• _Collected material_:
------------------------
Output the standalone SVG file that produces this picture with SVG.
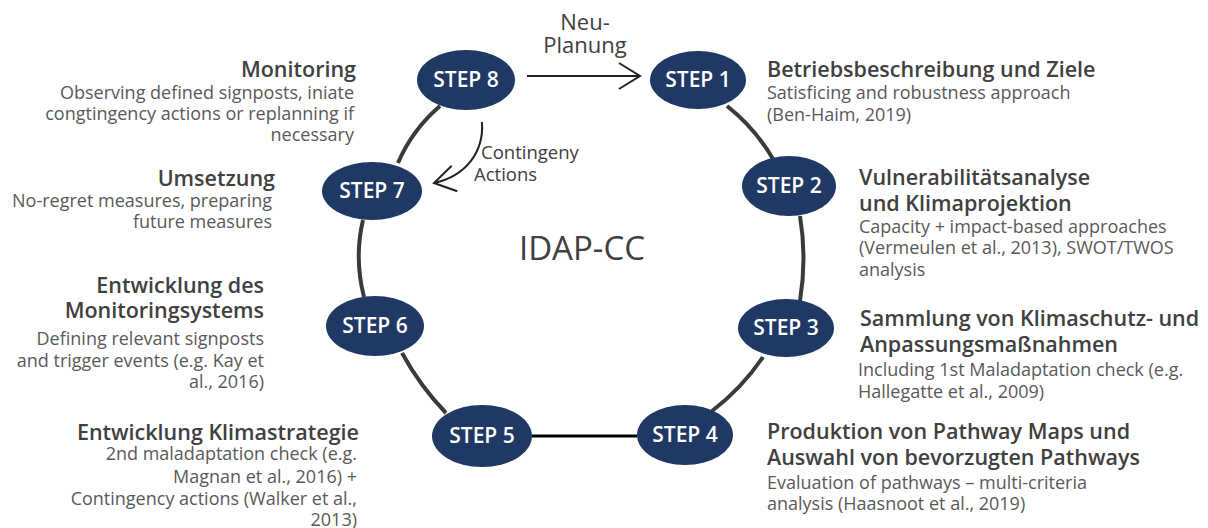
<svg xmlns="http://www.w3.org/2000/svg" width="1208" height="528" viewBox="0 0 1208 528">
<style>
.node ellipse{fill:#1f3864;}
.node text{font-family:"Open Sans","Liberation Sans",sans-serif;font-size:21px;font-weight:600;fill:#ffffff;text-anchor:middle;}
.title{font-family:"Open Sans","Liberation Sans",sans-serif;font-size:21.5px;font-weight:600;fill:#404040;}
.body{font-family:"Open Sans","Liberation Sans",sans-serif;font-size:18px;fill:#595959;}
.r{text-anchor:end;}
.lbl{font-family:"Open Sans","Liberation Sans",sans-serif;font-size:18.5px;fill:#404040;}
.ring{fill:none;stroke:#3a3a3a;stroke-width:4;}
.arr{fill:none;stroke:#222;stroke-width:2;}
</style>
<defs>
<marker id="chev" viewBox="0 0 24 28" refX="22" refY="14" markerWidth="24" markerHeight="28" markerUnits="userSpaceOnUse" orient="auto">
<path d="M1,1 L22,14 L1,27" fill="none" stroke="#222" stroke-width="2"/>
</marker>
</defs>
<rect width="1208" height="528" fill="#ffffff"/>
<g id="connectors">
<path class="ring" d="M440 106 Q412 130 398 163"/>
<path class="ring" d="M727 106 Q755 128 773 159"/>
<path class="ring" d="M800 216 Q807 258 800 301"/>
<path class="ring" d="M763 357 Q742 388 712 411"/>
<path class="ring" d="M446 413 Q420 386 402 353"/>
<path class="ring" d="M364 297 Q354 258 363 220"/>
<path d="M532 436 L637 436" fill="none" stroke="#000" stroke-width="3"/>
<path class="arr" d="M527 76 L640 76" marker-end="url(#chev)"/>
<path class="arr" d="M482 122 C484 152 466 176 434 183" marker-end="url(#chev)"/>
</g>
<g id="labels">
<text class="lbl" x="585" y="30" text-anchor="middle" style="font-size:22px">Neu-</text>
<text class="lbl" x="585" y="53" text-anchor="middle" style="font-size:22px">Planung</text>
<text class="lbl" x="481" y="159">Contingeny</text>
<text class="lbl" x="474" y="181">Actions</text>
<text x="582" y="260" text-anchor="middle" style="font-family:'Open Sans','Liberation Sans',sans-serif;font-size:33px;fill:#404040;">IDAP-CC</text>
</g>
<g id="step8" class="node"><ellipse cx="466" cy="80" rx="49" ry="30"/><text x="466" y="87">STEP 8</text></g>
<g id="step1" class="node"><ellipse cx="698" cy="80" rx="48" ry="29"/><text x="698" y="87">STEP 1</text></g>
<g id="step7" class="node"><ellipse cx="372" cy="191" rx="50" ry="29"/><text x="372" y="198">STEP 7</text></g>
<g id="step2" class="node"><ellipse cx="789" cy="186" rx="47" ry="30"/><text x="789" y="193">STEP 2</text></g>
<g id="step6" class="node"><ellipse cx="375" cy="326" rx="49" ry="30"/><text x="375" y="333">STEP 6</text></g>
<g id="step3" class="node"><ellipse cx="786" cy="328" rx="48" ry="29"/><text x="786" y="335">STEP 3</text></g>
<g id="step5" class="node"><ellipse cx="482" cy="436" rx="50" ry="31"/><text x="482" y="443">STEP 5</text></g>
<g id="step4" class="node"><ellipse cx="685" cy="435" rx="48" ry="30"/><text x="685" y="442">STEP 4</text></g>
<g id="desc8">
<text class="title r" x="356" y="77">Monitoring</text>
<text class="body r" x="354" y="99">Observing defined signposts, iniate</text>
<text class="body r" x="354" y="120">congtingency actions or replanning if</text>
<text class="body r" x="354" y="141">necessary</text>
</g>
<g id="desc7">
<text class="title r" x="275" y="186">Umsetzung</text>
<text class="body r" x="272" y="207">No-regret measures, preparing</text>
<text class="body r" x="272" y="228">future measures</text>
</g>
<g id="desc6">
<text class="title r" x="264" y="293">Entwicklung des</text>
<text class="title r" x="264" y="318">Monitoringsystems</text>
<text class="body r" x="264" y="345">Defining relevant signposts</text>
<text class="body r" x="264" y="367">and trigger events (e.g. Kay et</text>
<text class="body r" x="264" y="388">al., 2016)</text>
</g>
<g id="desc5">
<text class="title r" x="359" y="440">Entwicklung Klimastrategie</text>
<text class="body r" x="357" y="460">2nd maladaptation check (e.g.</text>
<text class="body r" x="357" y="483">Magnan et al., 2016) +</text>
<text class="body r" x="357" y="505">Contingency actions (Walker et al.,</text>
<text class="body r" x="357" y="526">2013)</text>
</g>
<g id="desc1">
<text class="title" x="767" y="77">Betriebsbeschreibung und Ziele</text>
<text class="body" x="767" y="99">Satisficing and robustness approach</text>
<text class="body" x="767" y="121">(Ben-Haim, 2019)</text>
</g>
<g id="desc2">
<text class="title" x="859" y="185">Vulnerabilitätsanalyse</text>
<text class="title" x="859" y="211">und Klimaprojektion</text>
<text class="body" x="859" y="233">Capacity + impact-based approaches</text>
<text class="body" x="859" y="254">(Vermeulen et al., 2013), SWOT/TWOS</text>
<text class="body" x="859" y="276">analysis</text>
</g>
<g id="desc3">
<text class="title" x="860" y="326">Sammlung von Klimaschutz- und</text>
<text class="title" x="860" y="352">Anpassungsmaßnahmen</text>
<text class="body" x="858" y="376">Including 1st Maladaptation check (e.g.</text>
<text class="body" x="858" y="398">Hallegatte et al., 2009)</text>
</g>
<g id="desc4">
<text class="title" x="767" y="439">Produktion von Pathway Maps und</text>
<text class="title" x="767" y="465">Auswahl von bevorzugten Pathways</text>
<text class="body" x="767" y="489">Evaluation of pathways – multi-criteria</text>
<text class="body" x="767" y="510">analysis (Haasnoot et al., 2019)</text>
</g>
</svg>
------------------------
• _Prompt_: Write out the listing above again, exactly, but with no pictures in the copy.

• _Response below_:
Output the standalone SVG file that produces this picture with SVG.
<svg xmlns="http://www.w3.org/2000/svg" width="1208" height="528" viewBox="0 0 1208 528">
<style>
.node ellipse{fill:#1f3864;}
.node text{font-family:"Open Sans","Liberation Sans",sans-serif;font-size:21px;font-weight:600;fill:#ffffff;text-anchor:middle;}
.title{font-family:"Open Sans","Liberation Sans",sans-serif;font-size:21.5px;font-weight:600;fill:#404040;}
.body{font-family:"Open Sans","Liberation Sans",sans-serif;font-size:18px;fill:#595959;}
.r{text-anchor:end;}
.lbl{font-family:"Open Sans","Liberation Sans",sans-serif;font-size:18.5px;fill:#404040;}
.ring{fill:none;stroke:#3a3a3a;stroke-width:4;}
.arr{fill:none;stroke:#222;stroke-width:2;}
</style>
<defs>
<marker id="chev" viewBox="0 0 24 28" refX="22" refY="14" markerWidth="24" markerHeight="28" markerUnits="userSpaceOnUse" orient="auto">
<path d="M1,1 L22,14 L1,27" fill="none" stroke="#222" stroke-width="2"/>
</marker>
</defs>
<rect width="1208" height="528" fill="#ffffff"/>
<g id="connectors">
<path class="ring" d="M440 106 Q412 130 398 163"/>
<path class="ring" d="M727 106 Q755 128 773 159"/>
<path class="ring" d="M800 216 Q807 258 800 301"/>
<path class="ring" d="M763 357 Q742 388 712 411"/>
<path class="ring" d="M446 413 Q420 386 402 353"/>
<path class="ring" d="M364 297 Q354 258 363 220"/>
<path d="M532 436 L637 436" fill="none" stroke="#000" stroke-width="3"/>
<path class="arr" d="M527 76 L640 76" marker-end="url(#chev)"/>
<path class="arr" d="M482 122 C484 152 466 176 434 183" marker-end="url(#chev)"/>
</g>
<g id="labels">
<text class="lbl" x="585" y="30" text-anchor="middle" style="font-size:22px">Neu-</text>
<text class="lbl" x="585" y="53" text-anchor="middle" style="font-size:22px">Planung</text>
<text class="lbl" x="481" y="159">Contingeny</text>
<text class="lbl" x="474" y="181">Actions</text>
<text x="582" y="260" text-anchor="middle" style="font-family:'Open Sans','Liberation Sans',sans-serif;font-size:33px;fill:#404040;">IDAP-CC</text>
</g>
<g id="step8" class="node"><ellipse cx="466" cy="80" rx="49" ry="30"/><text x="466" y="87">STEP 8</text></g>
<g id="step1" class="node"><ellipse cx="698" cy="80" rx="48" ry="29"/><text x="698" y="87">STEP 1</text></g>
<g id="step7" class="node"><ellipse cx="372" cy="191" rx="50" ry="29"/><text x="372" y="198">STEP 7</text></g>
<g id="step2" class="node"><ellipse cx="789" cy="186" rx="47" ry="30"/><text x="789" y="193">STEP 2</text></g>
<g id="step6" class="node"><ellipse cx="375" cy="326" rx="49" ry="30"/><text x="375" y="333">STEP 6</text></g>
<g id="step3" class="node"><ellipse cx="786" cy="328" rx="48" ry="29"/><text x="786" y="335">STEP 3</text></g>
<g id="step5" class="node"><ellipse cx="482" cy="436" rx="50" ry="31"/><text x="482" y="443">STEP 5</text></g>
<g id="step4" class="node"><ellipse cx="685" cy="435" rx="48" ry="30"/><text x="685" y="442">STEP 4</text></g>
<g id="desc8">
<text class="title r" x="356" y="77">Monitoring</text>
<text class="body r" x="354" y="99">Observing defined signposts, iniate</text>
<text class="body r" x="354" y="120">congtingency actions or replanning if</text>
<text class="body r" x="354" y="141">necessary</text>
</g>
<g id="desc7">
<text class="title r" x="275" y="186">Umsetzung</text>
<text class="body r" x="272" y="207">No-regret measures, preparing</text>
<text class="body r" x="272" y="228">future measures</text>
</g>
<g id="desc6">
<text class="title r" x="264" y="293">Entwicklung des</text>
<text class="title r" x="264" y="318">Monitoringsystems</text>
<text class="body r" x="264" y="345">Defining relevant signposts</text>
<text class="body r" x="264" y="367">and trigger events (e.g. Kay et</text>
<text class="body r" x="264" y="388">al., 2016)</text>
</g>
<g id="desc5">
<text class="title r" x="359" y="440">Entwicklung Klimastrategie</text>
<text class="body r" x="357" y="460">2nd maladaptation check (e.g.</text>
<text class="body r" x="357" y="483">Magnan et al., 2016) +</text>
<text class="body r" x="357" y="505">Contingency actions (Walker et al.,</text>
<text class="body r" x="357" y="526">2013)</text>
</g>
<g id="desc1">
<text class="title" x="767" y="77">Betriebsbeschreibung und Ziele</text>
<text class="body" x="767" y="99">Satisficing and robustness approach</text>
<text class="body" x="767" y="121">(Ben-Haim, 2019)</text>
</g>
<g id="desc2">
<text class="title" x="859" y="185">Vulnerabilitätsanalyse</text>
<text class="title" x="859" y="211">und Klimaprojektion</text>
<text class="body" x="859" y="233">Capacity + impact-based approaches</text>
<text class="body" x="859" y="254">(Vermeulen et al., 2013), SWOT/TWOS</text>
<text class="body" x="859" y="276">analysis</text>
</g>
<g id="desc3">
<text class="title" x="860" y="326">Sammlung von Klimaschutz- und</text>
<text class="title" x="860" y="352">Anpassungsmaßnahmen</text>
<text class="body" x="858" y="376">Including 1st Maladaptation check (e.g.</text>
<text class="body" x="858" y="398">Hallegatte et al., 2009)</text>
</g>
<g id="desc4">
<text class="title" x="767" y="439">Produktion von Pathway Maps und</text>
<text class="title" x="767" y="465">Auswahl von bevorzugten Pathways</text>
<text class="body" x="767" y="489">Evaluation of pathways – multi-criteria</text>
<text class="body" x="767" y="510">analysis (Haasnoot et al., 2019)</text>
</g>
</svg>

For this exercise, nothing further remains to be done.